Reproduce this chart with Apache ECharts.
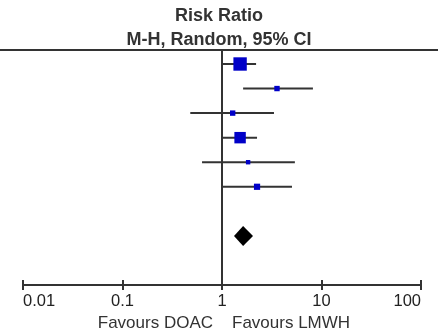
<!DOCTYPE html>
<html>
<head>
<meta charset="utf-8">
<script src="https://cdn.jsdelivr.net/npm/echarts@6/dist/echarts.min.js"></script>
<style>
  html, body { margin: 0; padding: 0; background: #fff; }
  #chart { width: 438px; height: 331px; }
</style>
</head>
<body>
<div id="chart"></div>
<script>
// study rows (top to bottom), risk ratio with 95% CI
const rows = [1, 2, 3, 4, 5, 6]
const estimates = [1.52, 3.57, 1.28, 1.52, 1.83, 2.25]
const lower = [1.0, 1.63, 0.48, 1.0, 0.63, 1.0]
const upper = [2.2, 8.2, 3.33, 2.25, 5.4, 5.05]
const weights = [37, 6, 6, 27, 4, 8]

// pooled estimate (diamond)
const pooledRow = 8
const pooledEst = 1.63
const pooledLower = 1.32
const pooledUpper = 2.05

const tickLabels = ['0.01', '0.1', '1', '10', '100']

const font = '"Liberation Sans", Arial, sans-serif'
const lineColor = '#333'

const ciData = rows.map((r, i) => [lower[i], upper[i], r])
const squareData = rows.map((r, i) => [estimates[i], r, weights[i]])

const chart = echarts.init(document.getElementById('chart'))

chart.setOption({
  animation: false,
  title: {
    text: 'Risk Ratio\nM-H, Random, 95% CI',
    left: 'center',
    top: 4,
    padding: 0,
    textStyle: {
      fontFamily: font,
      fontSize: 18,
      fontWeight: 'bold',
      lineHeight: 24,
      color: '#333'
    }
  },
  grid: [
    { left: 23, right: 17, top: 50, bottom: 46 },
    { left: 23, right: 17, bottom: 46, height: 1 }
  ],
  xAxis: [
    {
      type: 'log',
      gridIndex: 0,
      min: 0.01,
      max: 100,
      logBase: 10,
      splitLine: { show: false },
      axisLine: { lineStyle: { color: lineColor, width: 2 } },
      axisTick: { length: 5, lineStyle: { color: lineColor, width: 2 } },
      axisLabel: {
        fontFamily: font,
        fontSize: 16.5,
        color: '#222',
        margin: 8,
        alignMinLabel: 'left',
        alignMaxLabel: 'right',
        formatter: (v, i) => tickLabels[i]
      }
    },
    {
      type: 'log',
      gridIndex: 1,
      min: 0.01,
      max: 100,
      logBase: 10,
      splitLine: { show: false },
      axisLine: { lineStyle: { color: lineColor, width: 2 } },
      axisTick: { inside: true, length: 5, lineStyle: { color: lineColor, width: 2 } },
      axisLabel: { show: false }
    }
  ],
  yAxis: [
    { type: 'value', gridIndex: 0, min: 0.43, max: 10, inverse: true, show: false },
    { type: 'value', gridIndex: 1, min: 0, max: 1, show: false }
  ],
  graphic: [
    {
      type: 'line',
      shape: { x1: 0, y1: 50, x2: 438, y2: 50 },
      style: { stroke: lineColor, lineWidth: 2 }
    },
    {
      type: 'text',
      x: 213, y: 323,
      style: {
        text: 'Favours DOAC', font: '17px ' + font, fill: '#333',
        align: 'right', verticalAlign: 'middle'
      }
    },
    {
      type: 'text',
      x: 232, y: 323,
      style: {
        text: 'Favours LMWH', font: '17px ' + font, fill: '#333',
        align: 'left', verticalAlign: 'middle'
      }
    }
  ],
  series: [
    {
      type: 'custom',
      name: 'ci',
      xAxisIndex: 0,
      yAxisIndex: 0,
      data: ciData,
      renderItem(params, api) {
        const a = api.coord([api.value(0), api.value(2)])
        const b = api.coord([api.value(1), api.value(2)])
        return {
          type: 'line',
          shape: { x1: a[0], y1: a[1], x2: b[0], y2: b[1] },
          style: { stroke: lineColor, lineWidth: 2 }
        }
      },
      markLine: {
        silent: true,
        symbol: 'none',
        label: { show: false },
        lineStyle: { color: lineColor, width: 2, type: 'solid' },
        data: [{ xAxis: 1 }]
      },
      z: 3
    },
    {
      type: 'scatter',
      name: 'studies',
      xAxisIndex: 0,
      yAxisIndex: 0,
      data: squareData,
      symbol: 'rect',
      symbolSize: (val) => 2.2 * Math.sqrt(val[2]),
      itemStyle: { color: '#0000c8', opacity: 1 },
      z: 4
    },
    {
      type: 'custom',
      name: 'pooled',
      xAxisIndex: 0,
      yAxisIndex: 0,
      data: [[pooledLower, pooledEst, pooledUpper, pooledRow]],
      renderItem(params, api) {
        const r = api.value(3)
        const l = api.coord([api.value(0), r])
        const m = api.coord([api.value(1), r])
        const h = api.coord([api.value(2), r])
        return {
          type: 'polygon',
          shape: { points: [[l[0], l[1]], [m[0], m[1] - 10], [h[0], h[1]], [m[0], m[1] + 10]] },
          style: { fill: '#000' }
        }
      },
      z: 4
    }
  ]
})
</script>
</body>
</html>
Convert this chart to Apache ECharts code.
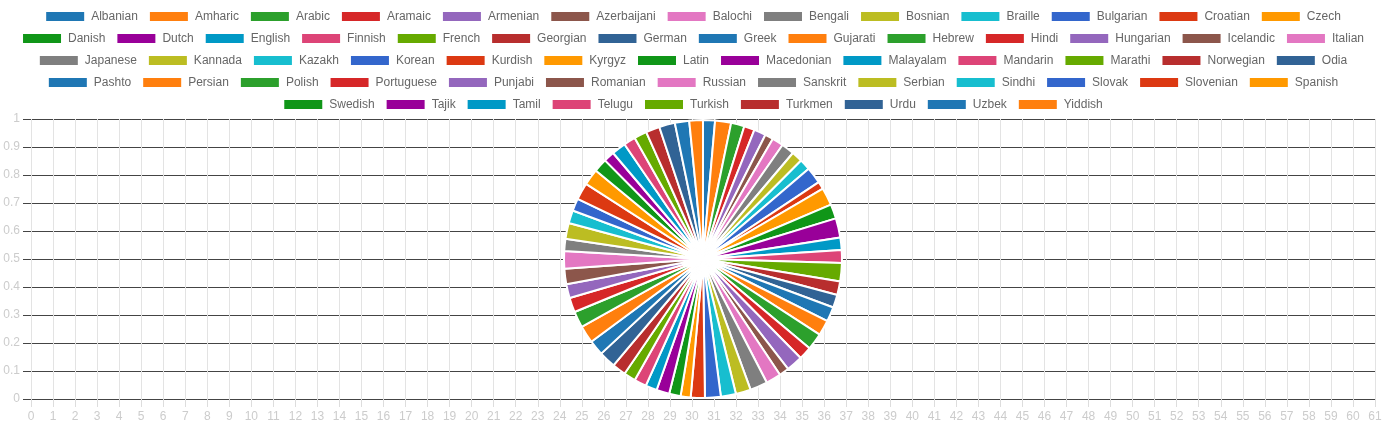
<!DOCTYPE html>
<html>
<head>
<meta charset="utf-8">
<script src="https://cdn.jsdelivr.net/npm/echarts@6/dist/echarts.min.js"></script>
<style>
html,body{margin:0;padding:0;background:#fff;}
#chart{width:1385px;height:428px;}
</style>
</head>
<body>
<div id="chart"></div>
<script>
const languages = ['Albanian','Amharic','Arabic','Aramaic','Armenian','Azerbaijani','Balochi','Bengali','Bosnian','Braille','Bulgarian','Croatian','Czech',
  'Danish','Dutch','English','Finnish','French','Georgian','German','Greek','Gujarati','Hebrew','Hindi','Hungarian','Icelandic','Italian',
  'Japanese','Kannada','Kazakh','Korean','Kurdish','Kyrgyz','Latin','Macedonian','Malayalam','Mandarin','Marathi','Norwegian','Odia',
  'Pashto','Persian','Polish','Portuguese','Punjabi','Romanian','Russian','Sanskrit','Serbian','Sindhi','Slovak','Slovenian','Spanish',
  'Swedish','Tajik','Tamil','Telugu','Turkish','Turkmen','Urdu','Uzbek','Yiddish'];
const values = [5.0,6.7,5.6,4.4,5.0,3.5,4.7,5.4,4.6,4.6,6.9,3.2,7.4,
  6.0,8.1,5.2,5.4,7.6,5.7,5.4,6.1,6.5,7.0,5.4,6.9,4.1,6.3,
  7.3,6.3,6.3,6.6,5.9,4.2,4.8,5.4,4.8,5.1,5.0,5.7,7.0,
  6.4,7.3,6.8,6.1,5.8,6.5,7.3,5.1,6.6,5.4,5.2,7.1,6.8,
  5.7,4.5,5.9,5.0,5.3,5.8,6.6,6.0,5.7];
// number of legend entries on each legend row
const legendRows = [13, 14, 13, 13, 9];
const xMin = 0, xMax = 61;
const yMin = 0, yMax = 1, yStep = 0.1;

const palette = ['#1f77b4','#ff7f0e','#2ca02c','#d62728','#9467bd','#8c564b','#e377c2','#7f7f7f','#bcbd22','#17becf',
  '#3366cc','#dc3912','#ff9900','#109618','#990099','#0099c6','#dd4477','#66aa00','#b82e2e','#316395'];

const legends = [];
let idx = 0;
legendRows.forEach((n, r) => {
  legends.push({
    data: languages.slice(idx, idx + n),
    left: 'center',
    top: 10 + r * 22,
    padding: 0,
    orient: 'horizontal',
    icon: 'rect',
    itemWidth: 40,
    itemHeight: 11,
    itemGap: 10,
    textStyle: { color: '#666', fontSize: 12, fontFamily: '"Liberation Sans", Arial, sans-serif', lineHeight: 12, padding: [0,0,0,1] }
  });
  idx += n;
});

const chart = echarts.init(document.getElementById('chart'), null, { renderer: 'canvas' });
chart.setOption({
  animation: false,
  color: palette,
  legend: legends,
  grid: { left: 31, right: 10, top: 119, bottom: 29, containLabel: false },
  xAxis: {
    type: 'value', min: xMin, max: xMax, interval: 1,
    axisLine: { show: false },
    axisTick: { show: true, length: 8, lineStyle: { color: '#dddddd' } },
    axisLabel: { color: '#cccccc', fontSize: 12, margin: 12, fontFamily: '"Liberation Sans", Arial, sans-serif' },
    splitLine: { show: true, lineStyle: { color: '#e3e3e3', width: 1 } }
  },
  yAxis: {
    type: 'value', min: yMin, max: yMax, interval: yStep,
    axisLine: { show: false },
    axisTick: { show: true, length: 8, lineStyle: { color: '#444444' } },
    axisLabel: { color: '#cccccc', fontSize: 12, margin: 11, fontFamily: '"Liberation Sans", Arial, sans-serif' },
    splitLine: { show: true, lineStyle: { color: '#444444', width: 1 } }
  },
  series: [{
    type: 'pie',
    center: [703, 259],
    radius: [0, 139],
    startAngle: 90,
    clockwise: true,
    label: { show: false },
    labelLine: { show: false },
    itemStyle: { borderColor: '#ffffff', borderWidth: 2 },
    data: languages.map((name, i) => ({ name: name, value: values[i] }))
  }]
});
</script>
</body>
</html>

:::

Exercise task:
Begin at the first line of the records and please reproduce every line exactly through the one containing "const chart = echarts.init(document.getElementById('chart'))", leaving all pictures out.

The solution:
Reproduce this chart with Apache ECharts.
<!DOCTYPE html>
<html>
<head>
<meta charset="utf-8">
<script src="https://cdn.jsdelivr.net/npm/echarts@6/dist/echarts.min.js"></script>
<style>
  html, body { margin: 0; padding: 0; background: #fff; }
  #chart { width: 438px; height: 331px; }
</style>
</head>
<body>
<div id="chart"></div>
<script>
// study rows (top to bottom), risk ratio with 95% CI
const rows = [1, 2, 3, 4, 5, 6]
const estimates = [1.52, 3.57, 1.28, 1.52, 1.83, 2.25]
const lower = [1.0, 1.63, 0.48, 1.0, 0.63, 1.0]
const upper = [2.2, 8.2, 3.33, 2.25, 5.4, 5.05]
const weights = [37, 6, 6, 27, 4, 8]

// pooled estimate (diamond)
const pooledRow = 8
const pooledEst = 1.63
const pooledLower = 1.32
const pooledUpper = 2.05

const tickLabels = ['0.01', '0.1', '1', '10', '100']

const font = '"Liberation Sans", Arial, sans-serif'
const lineColor = '#333'

const ciData = rows.map((r, i) => [lower[i], upper[i], r])
const squareData = rows.map((r, i) => [estimates[i], r, weights[i]])

const chart = echarts.init(document.getElementById('chart'))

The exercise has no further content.